## What to work on
Go through the data below and gather each line containing "that".

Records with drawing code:

"""

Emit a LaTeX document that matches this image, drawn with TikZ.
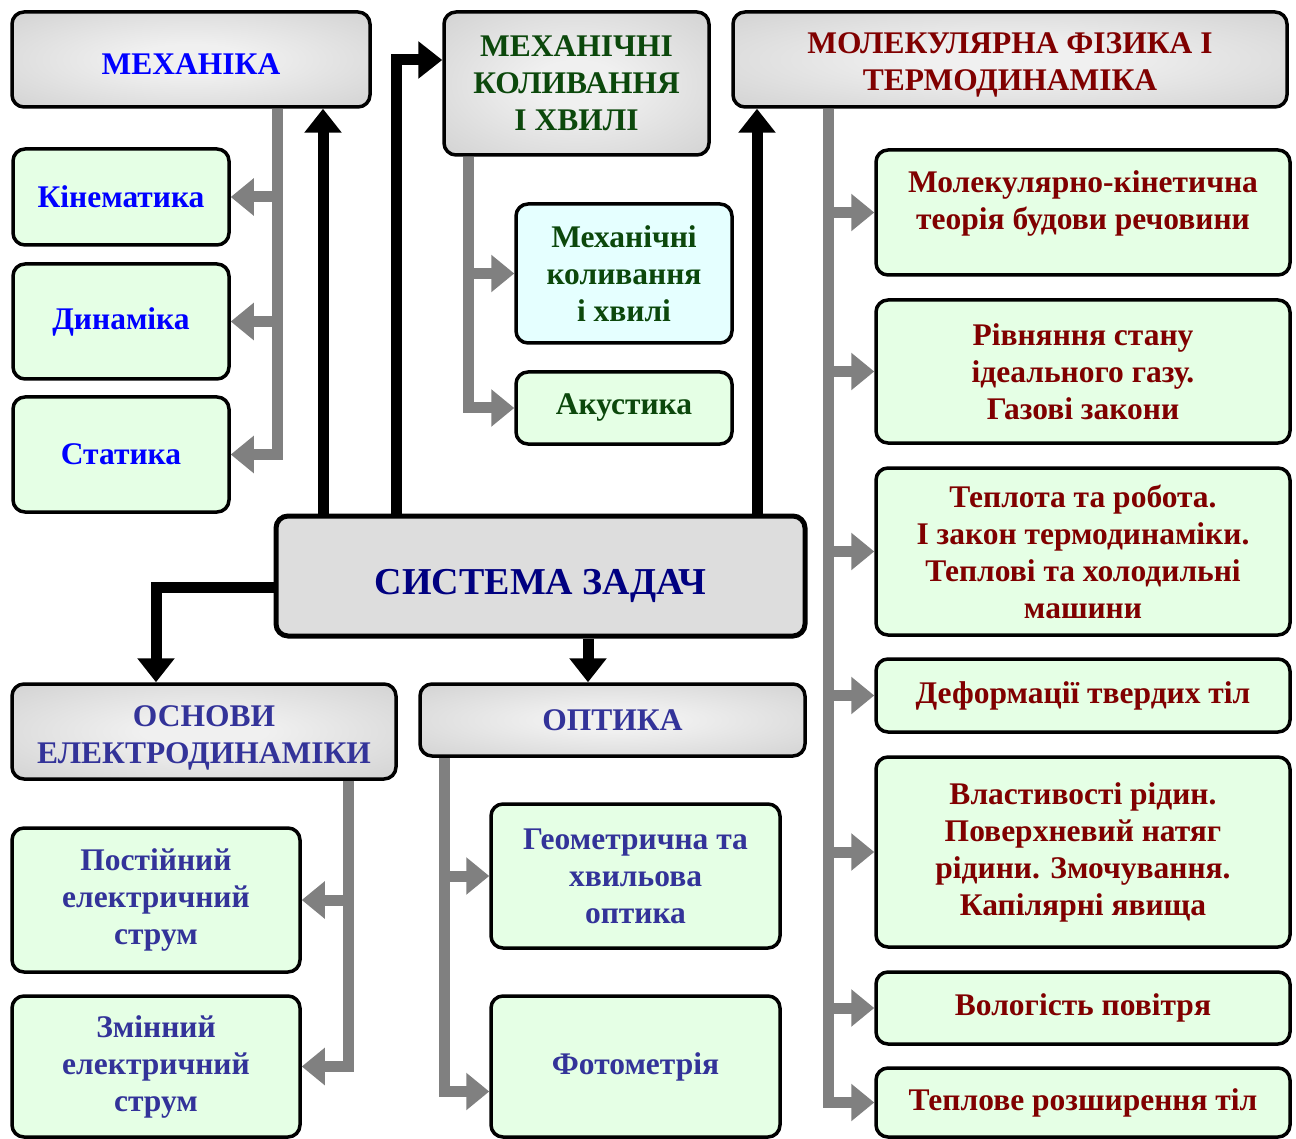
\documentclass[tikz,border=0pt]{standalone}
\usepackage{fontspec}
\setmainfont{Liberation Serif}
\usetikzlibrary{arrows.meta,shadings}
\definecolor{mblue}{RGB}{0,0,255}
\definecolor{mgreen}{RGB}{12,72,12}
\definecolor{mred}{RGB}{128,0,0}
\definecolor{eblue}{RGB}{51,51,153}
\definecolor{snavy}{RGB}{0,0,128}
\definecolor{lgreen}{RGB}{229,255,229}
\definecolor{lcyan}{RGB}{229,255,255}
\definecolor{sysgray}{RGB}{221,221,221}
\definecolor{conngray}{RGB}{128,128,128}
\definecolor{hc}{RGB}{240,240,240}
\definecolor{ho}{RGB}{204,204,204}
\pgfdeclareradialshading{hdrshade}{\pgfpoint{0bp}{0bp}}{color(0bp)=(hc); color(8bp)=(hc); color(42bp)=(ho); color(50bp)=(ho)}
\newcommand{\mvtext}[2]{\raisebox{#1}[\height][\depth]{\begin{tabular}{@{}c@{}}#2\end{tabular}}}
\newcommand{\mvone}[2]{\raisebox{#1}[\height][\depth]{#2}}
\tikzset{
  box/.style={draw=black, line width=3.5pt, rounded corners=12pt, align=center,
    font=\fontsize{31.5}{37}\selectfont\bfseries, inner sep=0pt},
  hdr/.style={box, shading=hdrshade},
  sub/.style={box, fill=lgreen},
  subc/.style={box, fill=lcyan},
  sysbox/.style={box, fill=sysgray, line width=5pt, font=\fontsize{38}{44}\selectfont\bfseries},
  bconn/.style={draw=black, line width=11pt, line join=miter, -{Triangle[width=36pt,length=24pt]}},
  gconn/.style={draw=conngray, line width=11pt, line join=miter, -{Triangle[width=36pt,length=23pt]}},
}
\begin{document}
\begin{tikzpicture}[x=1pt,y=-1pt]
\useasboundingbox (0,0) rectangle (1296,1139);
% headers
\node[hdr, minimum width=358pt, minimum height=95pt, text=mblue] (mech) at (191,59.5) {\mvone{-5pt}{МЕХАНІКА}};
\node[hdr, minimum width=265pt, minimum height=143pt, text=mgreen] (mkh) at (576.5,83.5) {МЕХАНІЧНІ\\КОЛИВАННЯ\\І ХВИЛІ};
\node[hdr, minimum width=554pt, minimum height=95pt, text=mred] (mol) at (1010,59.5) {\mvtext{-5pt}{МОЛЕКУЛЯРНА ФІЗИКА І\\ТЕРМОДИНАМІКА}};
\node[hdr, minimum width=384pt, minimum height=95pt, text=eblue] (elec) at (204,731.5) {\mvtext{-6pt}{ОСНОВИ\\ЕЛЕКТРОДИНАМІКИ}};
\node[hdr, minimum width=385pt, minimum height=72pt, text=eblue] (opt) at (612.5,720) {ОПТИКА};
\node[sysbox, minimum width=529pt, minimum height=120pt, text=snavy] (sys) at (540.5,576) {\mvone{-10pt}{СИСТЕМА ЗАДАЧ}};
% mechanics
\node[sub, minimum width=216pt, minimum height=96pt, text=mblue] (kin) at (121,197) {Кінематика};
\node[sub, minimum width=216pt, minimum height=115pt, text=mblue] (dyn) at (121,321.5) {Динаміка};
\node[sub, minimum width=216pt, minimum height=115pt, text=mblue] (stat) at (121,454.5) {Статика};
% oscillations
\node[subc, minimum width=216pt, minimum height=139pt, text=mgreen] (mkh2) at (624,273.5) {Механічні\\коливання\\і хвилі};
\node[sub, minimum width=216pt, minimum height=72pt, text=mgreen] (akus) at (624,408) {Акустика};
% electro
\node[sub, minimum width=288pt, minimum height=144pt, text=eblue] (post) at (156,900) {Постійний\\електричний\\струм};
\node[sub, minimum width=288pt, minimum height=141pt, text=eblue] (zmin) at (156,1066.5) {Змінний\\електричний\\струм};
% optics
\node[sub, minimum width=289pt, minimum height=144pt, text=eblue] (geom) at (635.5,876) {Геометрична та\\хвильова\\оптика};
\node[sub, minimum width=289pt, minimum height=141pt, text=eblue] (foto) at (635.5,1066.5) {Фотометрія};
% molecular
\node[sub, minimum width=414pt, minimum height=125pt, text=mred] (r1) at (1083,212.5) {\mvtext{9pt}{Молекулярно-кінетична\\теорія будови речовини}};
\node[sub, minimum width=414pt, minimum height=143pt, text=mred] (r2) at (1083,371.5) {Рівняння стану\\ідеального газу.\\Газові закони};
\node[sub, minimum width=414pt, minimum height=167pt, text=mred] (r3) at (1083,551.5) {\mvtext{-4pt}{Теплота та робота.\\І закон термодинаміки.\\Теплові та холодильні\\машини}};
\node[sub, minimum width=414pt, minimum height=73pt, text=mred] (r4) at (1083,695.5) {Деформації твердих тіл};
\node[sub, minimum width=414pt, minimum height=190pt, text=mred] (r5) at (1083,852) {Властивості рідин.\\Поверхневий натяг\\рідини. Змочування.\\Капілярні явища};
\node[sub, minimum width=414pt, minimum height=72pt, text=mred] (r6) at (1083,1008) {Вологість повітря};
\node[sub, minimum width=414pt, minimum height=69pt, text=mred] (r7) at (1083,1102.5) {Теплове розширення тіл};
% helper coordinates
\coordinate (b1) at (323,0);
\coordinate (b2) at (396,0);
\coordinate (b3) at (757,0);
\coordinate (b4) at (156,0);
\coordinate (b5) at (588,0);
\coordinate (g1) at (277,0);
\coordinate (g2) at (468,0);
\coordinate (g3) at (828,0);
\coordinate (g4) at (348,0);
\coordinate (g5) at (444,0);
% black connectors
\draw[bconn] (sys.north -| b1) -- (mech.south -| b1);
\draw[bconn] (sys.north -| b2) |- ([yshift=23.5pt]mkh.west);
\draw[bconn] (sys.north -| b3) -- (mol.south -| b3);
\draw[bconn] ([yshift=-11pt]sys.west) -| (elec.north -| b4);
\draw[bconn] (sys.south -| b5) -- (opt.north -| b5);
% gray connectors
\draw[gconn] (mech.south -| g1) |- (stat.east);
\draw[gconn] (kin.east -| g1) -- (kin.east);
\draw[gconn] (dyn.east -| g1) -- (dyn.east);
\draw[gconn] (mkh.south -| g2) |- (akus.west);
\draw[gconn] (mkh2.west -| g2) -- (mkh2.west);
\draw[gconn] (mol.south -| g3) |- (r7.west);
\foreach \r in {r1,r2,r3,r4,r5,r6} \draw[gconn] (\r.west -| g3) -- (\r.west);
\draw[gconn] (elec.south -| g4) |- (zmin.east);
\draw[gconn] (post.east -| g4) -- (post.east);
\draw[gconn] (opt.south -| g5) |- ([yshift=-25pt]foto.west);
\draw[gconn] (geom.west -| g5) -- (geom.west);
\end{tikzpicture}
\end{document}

"""
"""

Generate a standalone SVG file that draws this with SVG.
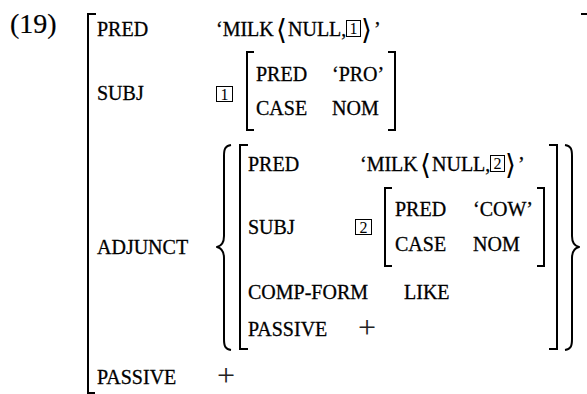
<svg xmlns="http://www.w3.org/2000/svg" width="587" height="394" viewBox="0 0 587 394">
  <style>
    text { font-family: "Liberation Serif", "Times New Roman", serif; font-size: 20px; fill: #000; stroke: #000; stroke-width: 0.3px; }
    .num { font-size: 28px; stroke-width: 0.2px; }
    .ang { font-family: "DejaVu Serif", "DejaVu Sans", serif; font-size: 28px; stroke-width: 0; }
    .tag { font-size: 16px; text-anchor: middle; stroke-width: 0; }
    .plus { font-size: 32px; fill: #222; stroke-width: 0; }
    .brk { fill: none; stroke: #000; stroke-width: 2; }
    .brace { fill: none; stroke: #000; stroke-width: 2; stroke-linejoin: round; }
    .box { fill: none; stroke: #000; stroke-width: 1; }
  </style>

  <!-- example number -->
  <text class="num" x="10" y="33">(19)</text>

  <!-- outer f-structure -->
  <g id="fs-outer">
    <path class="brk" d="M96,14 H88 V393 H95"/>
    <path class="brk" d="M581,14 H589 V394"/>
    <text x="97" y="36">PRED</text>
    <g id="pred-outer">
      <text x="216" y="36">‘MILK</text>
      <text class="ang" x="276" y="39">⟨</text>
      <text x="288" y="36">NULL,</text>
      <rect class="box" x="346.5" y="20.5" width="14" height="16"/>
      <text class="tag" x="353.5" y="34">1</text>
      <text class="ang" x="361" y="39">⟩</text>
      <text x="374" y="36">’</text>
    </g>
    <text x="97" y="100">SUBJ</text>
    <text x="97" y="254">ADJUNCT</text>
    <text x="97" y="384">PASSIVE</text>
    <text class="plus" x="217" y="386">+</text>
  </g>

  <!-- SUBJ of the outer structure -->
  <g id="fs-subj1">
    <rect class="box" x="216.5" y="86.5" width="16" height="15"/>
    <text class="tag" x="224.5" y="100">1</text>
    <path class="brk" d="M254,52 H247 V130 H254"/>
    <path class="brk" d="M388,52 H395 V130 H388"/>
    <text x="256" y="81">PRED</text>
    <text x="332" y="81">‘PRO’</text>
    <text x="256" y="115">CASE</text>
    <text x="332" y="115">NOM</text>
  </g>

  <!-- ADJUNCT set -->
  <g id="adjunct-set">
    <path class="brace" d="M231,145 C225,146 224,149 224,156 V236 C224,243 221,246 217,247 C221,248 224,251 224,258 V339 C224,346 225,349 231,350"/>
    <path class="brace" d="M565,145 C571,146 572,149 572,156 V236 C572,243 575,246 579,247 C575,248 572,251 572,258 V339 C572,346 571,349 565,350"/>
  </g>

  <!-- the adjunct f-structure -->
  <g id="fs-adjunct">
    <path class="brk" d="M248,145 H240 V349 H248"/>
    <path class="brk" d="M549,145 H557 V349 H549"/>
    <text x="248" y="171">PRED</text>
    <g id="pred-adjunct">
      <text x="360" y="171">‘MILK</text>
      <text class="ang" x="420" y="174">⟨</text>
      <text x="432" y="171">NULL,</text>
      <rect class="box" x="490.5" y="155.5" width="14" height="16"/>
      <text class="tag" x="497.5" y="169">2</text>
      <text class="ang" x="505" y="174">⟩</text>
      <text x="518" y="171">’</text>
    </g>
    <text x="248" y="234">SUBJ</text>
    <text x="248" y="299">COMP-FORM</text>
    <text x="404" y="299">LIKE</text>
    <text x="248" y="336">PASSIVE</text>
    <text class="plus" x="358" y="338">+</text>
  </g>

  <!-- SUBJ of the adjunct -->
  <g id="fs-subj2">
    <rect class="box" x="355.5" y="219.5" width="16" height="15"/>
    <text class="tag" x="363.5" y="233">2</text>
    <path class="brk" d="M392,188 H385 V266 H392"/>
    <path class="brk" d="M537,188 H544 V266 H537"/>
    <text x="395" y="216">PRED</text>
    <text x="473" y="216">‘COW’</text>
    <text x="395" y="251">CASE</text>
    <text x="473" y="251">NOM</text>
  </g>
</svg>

"""

## Exercise response
Emit a LaTeX document that matches this image, drawn with TikZ.
Generate a standalone SVG file that draws this with SVG.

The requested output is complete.